- Collected material:
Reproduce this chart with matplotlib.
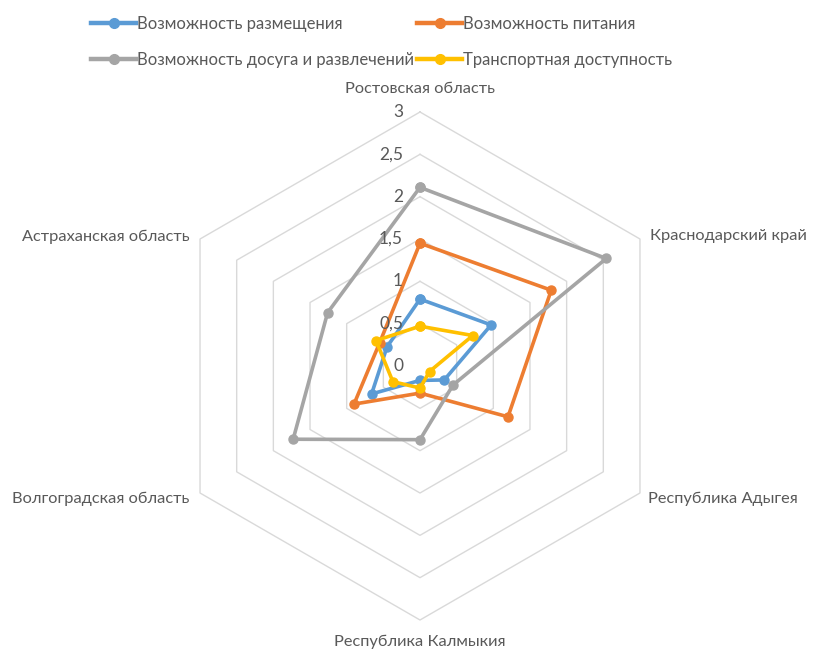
import numpy as np
import matplotlib.pyplot as plt
from matplotlib.lines import Line2D

plt.rcParams['font.family'] = ['Lato', 'DejaVu Sans']

categories = ['Ростовская область', 'Краснодарский край', 'Республика Адыгея',
              'Республика Калмыкия', 'Волгоградская область', 'Астраханская область']
series_names = ['Возможность размещения', 'Возможность питания',
                'Возможность досуга и развлечений', 'Транспортная доступность']
placement = [0.79, 0.97, 0.33, 0.17, 0.66, 0.45]
food = [1.45, 1.79, 1.20, 0.32, 0.90, 0.55]
leisure = [2.11, 2.54, 0.45, 0.87, 1.73, 1.26]
transport = [0.47, 0.72, 0.13, 0.26, 0.37, 0.60]
ticks = [0, 0.5, 1, 1.5, 2, 2.5, 3]
tick_labels = ['0', '0,5', '1', '1,5', '2', '2,5', '3']

colors = ['#5B9BD5', '#ED7D31', '#A5A5A5', '#FFC000']
text_color = '#595959'

# angles: first category at top, going clockwise
n = len(categories)
ang = np.pi / 2 - np.arange(n) * 2 * np.pi / n


def to_xy(vals):
    v = np.asarray(vals, dtype=float)
    v = np.append(v, v[0])
    a = np.append(ang, ang[0])
    return v * np.cos(a), v * np.sin(a)


W, H = 813, 649
cx, cy, scale = 420, 366, 254 / 3.0

fig = plt.figure(figsize=(W / 100, H / 100), dpi=100)
ax = fig.add_axes([0, 0, 1, 1])
ax.set_xlim(-cx / scale, (W - cx) / scale)
ax.set_ylim(-(H - cy) / scale, cy / scale)
ax.set_aspect('equal')
ax.axis('off')

# hexagon grid
for t in ticks[1:]:
    gx, gy = to_xy([t] * n)
    ax.plot(gx, gy, color='#d9d9d9', lw=1.0, zorder=1)

for t, lab in zip(ticks, tick_labels):
    ax.text(-0.2, t, lab, ha='right', va='center', fontsize=12.5,
            color=text_color, zorder=5)

# series
for vals, col in zip([placement, food, leisure, transport], colors):
    x, y = to_xy(vals)
    ax.plot(x, y, color=col, lw=2.6, marker='o', ms=6.5, zorder=3,
            solid_joinstyle='round')

# category labels
R = 3.0
lab_pos = [
    (0, R + 0.19, 'center', 'bottom'),
    (R * np.cos(ang[1]) + 0.12, R * np.sin(ang[1]) + 0.03, 'left', 'center'),
    (R * np.cos(ang[2]) + 0.09, R * np.sin(ang[2]) - 0.07, 'left', 'center'),
    (0, -R - 0.17, 'center', 'top'),
    (R * np.cos(ang[4]) - 0.12, R * np.sin(ang[4]) - 0.07, 'right', 'center'),
    (R * np.cos(ang[5]) - 0.12, R * np.sin(ang[5]) + 0.03, 'right', 'center'),
]
for cat, (lx, ly, ha, va) in zip(categories, lab_pos):
    ax.text(lx, ly, cat, ha=ha, va=va, fontsize=11.8, color=text_color)

# legend filled row by row (matplotlib fills columns, so reorder)
order = [0, 2, 1, 3]
handles = [Line2D([], [], color=colors[i], lw=3.2, marker='o', ms=7) for i in order]
fig.legend(handles, [series_names[i] for i in order], loc='upper left',
           bbox_to_anchor=(0.112, 0.976), ncol=2, frameon=False, fontsize=12.0,
           borderpad=0, borderaxespad=0,
           handlelength=2.7, handletextpad=0.05, columnspacing=0.2,
           labelspacing=1.2, labelcolor=text_color)

fig.savefig('out.png', dpi=100)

- Directions for this task: Give an exact copy of the material, leaving out every picture.

- Worked solution:
Reproduce this chart with matplotlib.
import numpy as np
import matplotlib.pyplot as plt
from matplotlib.lines import Line2D

plt.rcParams['font.family'] = ['Lato', 'DejaVu Sans']

categories = ['Ростовская область', 'Краснодарский край', 'Республика Адыгея',
              'Республика Калмыкия', 'Волгоградская область', 'Астраханская область']
series_names = ['Возможность размещения', 'Возможность питания',
                'Возможность досуга и развлечений', 'Транспортная доступность']
placement = [0.79, 0.97, 0.33, 0.17, 0.66, 0.45]
food = [1.45, 1.79, 1.20, 0.32, 0.90, 0.55]
leisure = [2.11, 2.54, 0.45, 0.87, 1.73, 1.26]
transport = [0.47, 0.72, 0.13, 0.26, 0.37, 0.60]
ticks = [0, 0.5, 1, 1.5, 2, 2.5, 3]
tick_labels = ['0', '0,5', '1', '1,5', '2', '2,5', '3']

colors = ['#5B9BD5', '#ED7D31', '#A5A5A5', '#FFC000']
text_color = '#595959'

# angles: first category at top, going clockwise
n = len(categories)
ang = np.pi / 2 - np.arange(n) * 2 * np.pi / n


def to_xy(vals):
    v = np.asarray(vals, dtype=float)
    v = np.append(v, v[0])
    a = np.append(ang, ang[0])
    return v * np.cos(a), v * np.sin(a)


W, H = 813, 649
cx, cy, scale = 420, 366, 254 / 3.0

fig = plt.figure(figsize=(W / 100, H / 100), dpi=100)
ax = fig.add_axes([0, 0, 1, 1])
ax.set_xlim(-cx / scale, (W - cx) / scale)
ax.set_ylim(-(H - cy) / scale, cy / scale)
ax.set_aspect('equal')
ax.axis('off')

# hexagon grid
for t in ticks[1:]:
    gx, gy = to_xy([t] * n)
    ax.plot(gx, gy, color='#d9d9d9', lw=1.0, zorder=1)

for t, lab in zip(ticks, tick_labels):
    ax.text(-0.2, t, lab, ha='right', va='center', fontsize=12.5,
            color=text_color, zorder=5)

# series
for vals, col in zip([placement, food, leisure, transport], colors):
    x, y = to_xy(vals)
    ax.plot(x, y, color=col, lw=2.6, marker='o', ms=6.5, zorder=3,
            solid_joinstyle='round')

# category labels
R = 3.0
lab_pos = [
    (0, R + 0.19, 'center', 'bottom'),
    (R * np.cos(ang[1]) + 0.12, R * np.sin(ang[1]) + 0.03, 'left', 'center'),
    (R * np.cos(ang[2]) + 0.09, R * np.sin(ang[2]) - 0.07, 'left', 'center'),
    (0, -R - 0.17, 'center', 'top'),
    (R * np.cos(ang[4]) - 0.12, R * np.sin(ang[4]) - 0.07, 'right', 'center'),
    (R * np.cos(ang[5]) - 0.12, R * np.sin(ang[5]) + 0.03, 'right', 'center'),
]
for cat, (lx, ly, ha, va) in zip(categories, lab_pos):
    ax.text(lx, ly, cat, ha=ha, va=va, fontsize=11.8, color=text_color)

# legend filled row by row (matplotlib fills columns, so reorder)
order = [0, 2, 1, 3]
handles = [Line2D([], [], color=colors[i], lw=3.2, marker='o', ms=7) for i in order]
fig.legend(handles, [series_names[i] for i in order], loc='upper left',
           bbox_to_anchor=(0.112, 0.976), ncol=2, frameon=False, fontsize=12.0,
           borderpad=0, borderaxespad=0,
           handlelength=2.7, handletextpad=0.05, columnspacing=0.2,
           labelspacing=1.2, labelcolor=text_color)

fig.savefig('out.png', dpi=100)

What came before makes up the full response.